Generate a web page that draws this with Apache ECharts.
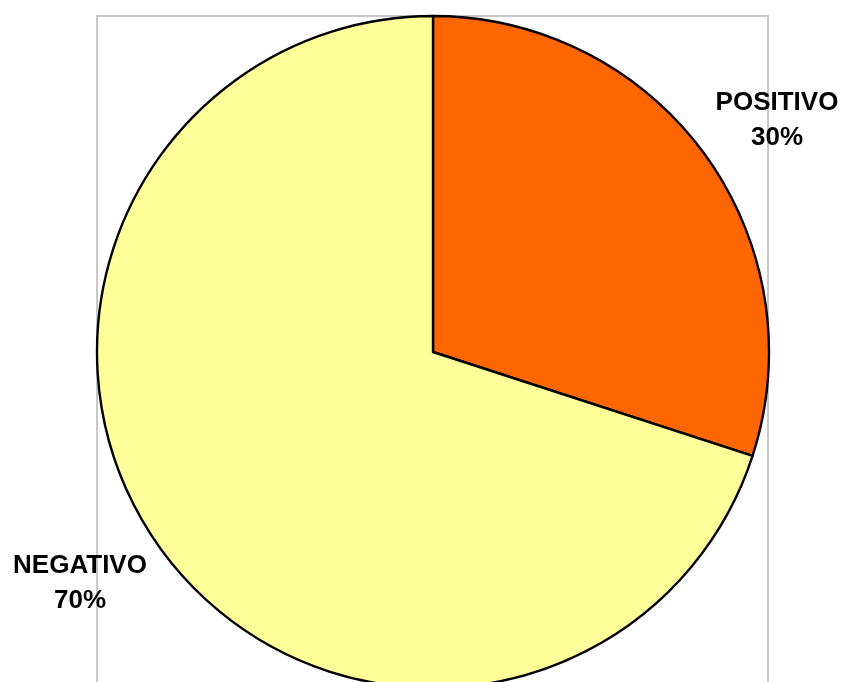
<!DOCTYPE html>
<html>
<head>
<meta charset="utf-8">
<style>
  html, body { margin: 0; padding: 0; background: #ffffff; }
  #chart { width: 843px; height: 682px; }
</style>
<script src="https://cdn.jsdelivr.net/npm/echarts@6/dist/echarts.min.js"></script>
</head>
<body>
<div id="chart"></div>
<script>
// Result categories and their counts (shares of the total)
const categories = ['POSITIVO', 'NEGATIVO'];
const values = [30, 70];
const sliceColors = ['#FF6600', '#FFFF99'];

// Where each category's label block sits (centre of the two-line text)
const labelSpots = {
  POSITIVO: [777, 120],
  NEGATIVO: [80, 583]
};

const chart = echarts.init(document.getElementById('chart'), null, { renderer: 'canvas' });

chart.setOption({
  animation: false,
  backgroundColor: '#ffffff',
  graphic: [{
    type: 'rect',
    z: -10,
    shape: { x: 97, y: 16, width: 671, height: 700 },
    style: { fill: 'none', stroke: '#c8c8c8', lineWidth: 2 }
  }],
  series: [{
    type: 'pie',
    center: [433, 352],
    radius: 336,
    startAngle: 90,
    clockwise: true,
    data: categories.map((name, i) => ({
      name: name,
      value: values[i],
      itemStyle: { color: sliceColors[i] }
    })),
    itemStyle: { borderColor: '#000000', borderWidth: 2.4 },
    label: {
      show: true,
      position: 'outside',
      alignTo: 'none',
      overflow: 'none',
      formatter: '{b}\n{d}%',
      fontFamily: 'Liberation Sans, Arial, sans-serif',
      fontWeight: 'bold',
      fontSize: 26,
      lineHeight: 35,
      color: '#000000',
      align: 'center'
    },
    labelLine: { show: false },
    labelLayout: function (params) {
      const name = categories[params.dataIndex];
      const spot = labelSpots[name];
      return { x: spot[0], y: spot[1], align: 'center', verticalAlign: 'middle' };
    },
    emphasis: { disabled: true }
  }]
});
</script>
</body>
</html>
|---|
## [EXERCISE]
Reproduce the listing word for word and omit its pictures.

## [SOLUTION BELOW]
Generate a web page that draws this with Apache ECharts.
<!DOCTYPE html>
<html>
<head>
<meta charset="utf-8">
<style>
  html, body { margin: 0; padding: 0; background: #ffffff; }
  #chart { width: 843px; height: 682px; }
</style>
<script src="https://cdn.jsdelivr.net/npm/echarts@6/dist/echarts.min.js"></script>
</head>
<body>
<div id="chart"></div>
<script>
// Result categories and their counts (shares of the total)
const categories = ['POSITIVO', 'NEGATIVO'];
const values = [30, 70];
const sliceColors = ['#FF6600', '#FFFF99'];

// Where each category's label block sits (centre of the two-line text)
const labelSpots = {
  POSITIVO: [777, 120],
  NEGATIVO: [80, 583]
};

const chart = echarts.init(document.getElementById('chart'), null, { renderer: 'canvas' });

chart.setOption({
  animation: false,
  backgroundColor: '#ffffff',
  graphic: [{
    type: 'rect',
    z: -10,
    shape: { x: 97, y: 16, width: 671, height: 700 },
    style: { fill: 'none', stroke: '#c8c8c8', lineWidth: 2 }
  }],
  series: [{
    type: 'pie',
    center: [433, 352],
    radius: 336,
    startAngle: 90,
    clockwise: true,
    data: categories.map((name, i) => ({
      name: name,
      value: values[i],
      itemStyle: { color: sliceColors[i] }
    })),
    itemStyle: { borderColor: '#000000', borderWidth: 2.4 },
    label: {
      show: true,
      position: 'outside',
      alignTo: 'none',
      overflow: 'none',
      formatter: '{b}\n{d}%',
      fontFamily: 'Liberation Sans, Arial, sans-serif',
      fontWeight: 'bold',
      fontSize: 26,
      lineHeight: 35,
      color: '#000000',
      align: 'center'
    },
    labelLine: { show: false },
    labelLayout: function (params) {
      const name = categories[params.dataIndex];
      const spot = labelSpots[name];
      return { x: spot[0], y: spot[1], align: 'center', verticalAlign: 'middle' };
    },
    emphasis: { disabled: true }
  }]
});
</script>
</body>
</html>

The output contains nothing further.